Exercise objective
Filter the data below for the string "script" and copy each matching line.

Material
===============
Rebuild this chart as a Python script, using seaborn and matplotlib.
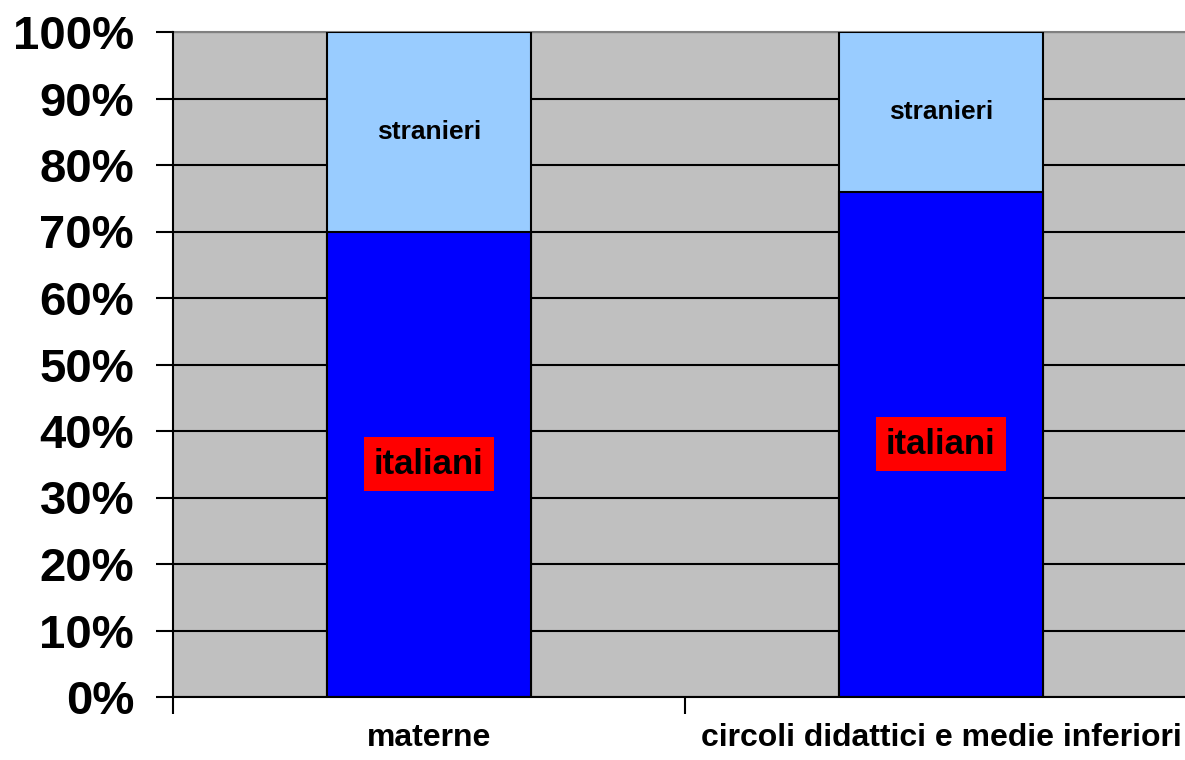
===============
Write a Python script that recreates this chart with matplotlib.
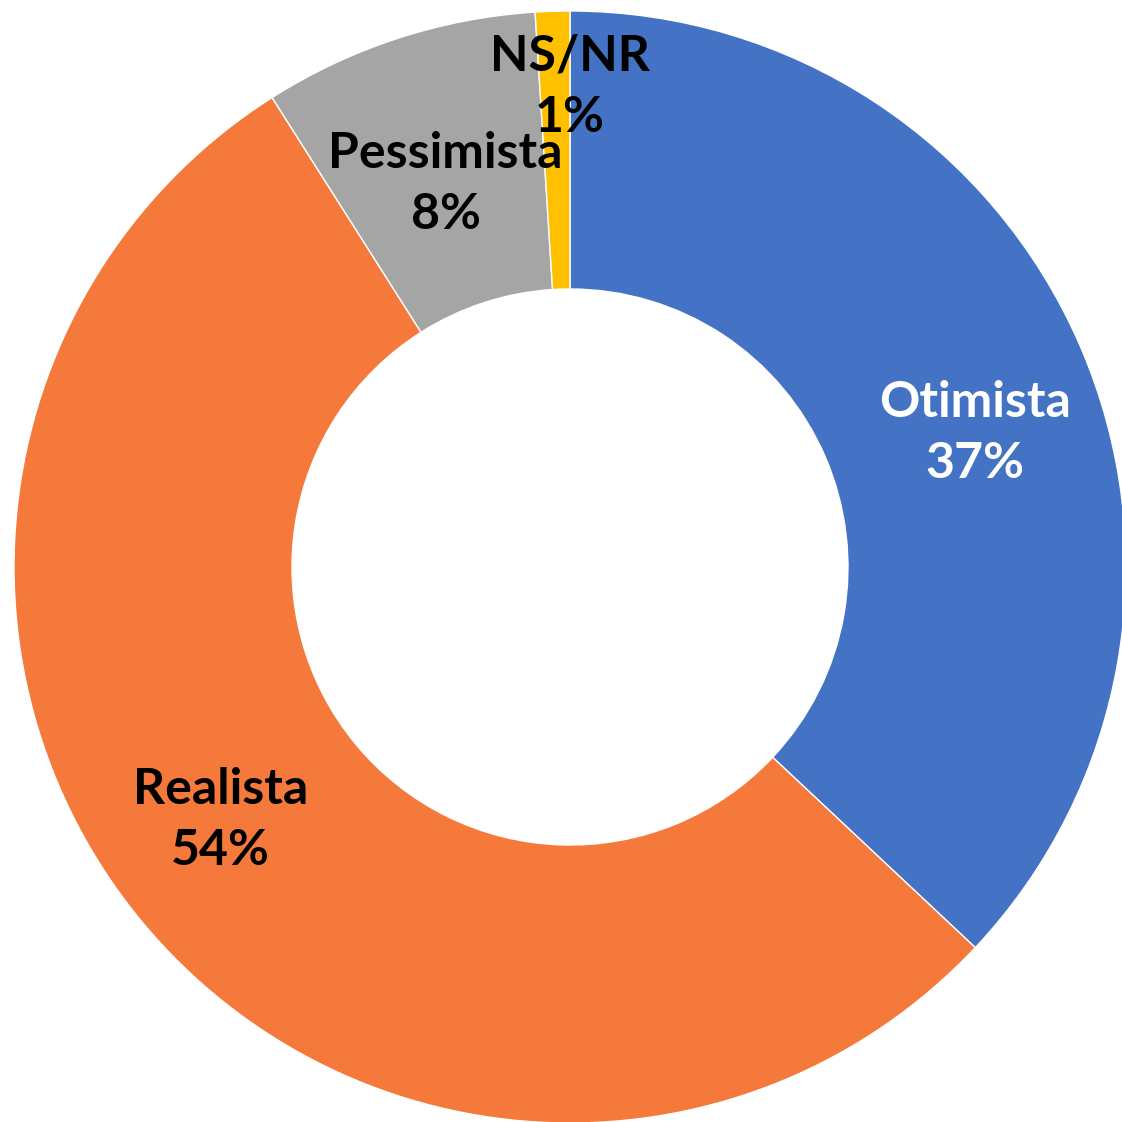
===============
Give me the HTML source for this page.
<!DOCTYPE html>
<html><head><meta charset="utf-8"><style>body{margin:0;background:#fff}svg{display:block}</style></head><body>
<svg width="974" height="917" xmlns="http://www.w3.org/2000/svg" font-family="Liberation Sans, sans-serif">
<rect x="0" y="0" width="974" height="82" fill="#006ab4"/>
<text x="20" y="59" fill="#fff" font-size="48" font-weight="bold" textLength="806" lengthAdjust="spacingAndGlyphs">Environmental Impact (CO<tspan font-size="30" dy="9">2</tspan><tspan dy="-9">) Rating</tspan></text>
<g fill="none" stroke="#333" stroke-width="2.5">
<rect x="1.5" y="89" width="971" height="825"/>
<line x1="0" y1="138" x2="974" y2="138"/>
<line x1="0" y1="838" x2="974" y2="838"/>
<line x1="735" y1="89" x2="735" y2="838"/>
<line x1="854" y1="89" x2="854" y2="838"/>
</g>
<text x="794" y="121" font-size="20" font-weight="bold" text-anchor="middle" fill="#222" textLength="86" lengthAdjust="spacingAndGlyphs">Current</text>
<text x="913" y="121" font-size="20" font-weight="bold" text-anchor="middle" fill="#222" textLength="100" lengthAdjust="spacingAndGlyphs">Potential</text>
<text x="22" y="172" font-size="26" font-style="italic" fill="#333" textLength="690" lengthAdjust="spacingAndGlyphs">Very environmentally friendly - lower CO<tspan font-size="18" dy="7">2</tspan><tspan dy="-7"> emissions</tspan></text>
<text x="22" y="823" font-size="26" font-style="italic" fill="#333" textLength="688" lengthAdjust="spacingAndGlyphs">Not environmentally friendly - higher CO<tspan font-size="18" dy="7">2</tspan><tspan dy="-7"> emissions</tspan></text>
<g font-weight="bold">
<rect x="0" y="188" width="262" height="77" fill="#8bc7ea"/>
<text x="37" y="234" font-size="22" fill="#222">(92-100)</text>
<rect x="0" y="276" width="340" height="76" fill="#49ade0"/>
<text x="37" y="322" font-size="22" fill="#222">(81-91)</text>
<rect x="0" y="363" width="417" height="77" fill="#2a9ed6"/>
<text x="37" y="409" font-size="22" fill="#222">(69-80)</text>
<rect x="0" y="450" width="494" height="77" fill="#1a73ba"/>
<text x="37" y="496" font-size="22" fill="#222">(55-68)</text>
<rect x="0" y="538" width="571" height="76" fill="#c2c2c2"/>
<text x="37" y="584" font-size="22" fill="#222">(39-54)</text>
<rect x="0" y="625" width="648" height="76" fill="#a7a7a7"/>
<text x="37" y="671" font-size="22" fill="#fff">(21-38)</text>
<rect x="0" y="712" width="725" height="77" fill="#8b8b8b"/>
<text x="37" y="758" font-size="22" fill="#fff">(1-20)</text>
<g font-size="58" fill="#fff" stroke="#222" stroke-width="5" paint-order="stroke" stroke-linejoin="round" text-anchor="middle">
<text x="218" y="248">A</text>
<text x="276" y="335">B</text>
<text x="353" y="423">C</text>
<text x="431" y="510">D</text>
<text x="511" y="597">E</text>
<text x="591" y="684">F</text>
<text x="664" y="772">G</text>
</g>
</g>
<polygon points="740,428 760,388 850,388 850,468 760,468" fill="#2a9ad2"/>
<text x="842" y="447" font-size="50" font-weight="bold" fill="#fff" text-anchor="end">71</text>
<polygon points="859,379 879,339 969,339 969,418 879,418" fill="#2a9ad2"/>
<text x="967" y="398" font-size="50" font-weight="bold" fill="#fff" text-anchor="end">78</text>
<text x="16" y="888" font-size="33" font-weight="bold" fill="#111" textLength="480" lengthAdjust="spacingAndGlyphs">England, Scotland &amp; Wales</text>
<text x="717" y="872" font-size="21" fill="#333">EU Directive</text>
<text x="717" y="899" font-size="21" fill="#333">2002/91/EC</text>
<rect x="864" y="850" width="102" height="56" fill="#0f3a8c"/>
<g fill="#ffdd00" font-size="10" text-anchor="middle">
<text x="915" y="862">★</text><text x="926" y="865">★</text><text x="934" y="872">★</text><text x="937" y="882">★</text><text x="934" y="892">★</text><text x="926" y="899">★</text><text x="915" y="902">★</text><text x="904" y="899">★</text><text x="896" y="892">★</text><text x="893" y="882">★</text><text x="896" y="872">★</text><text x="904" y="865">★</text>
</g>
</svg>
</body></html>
===============
Response
Rebuild this chart as a Python script, using seaborn and matplotlib.
Write a Python script that recreates this chart with matplotlib.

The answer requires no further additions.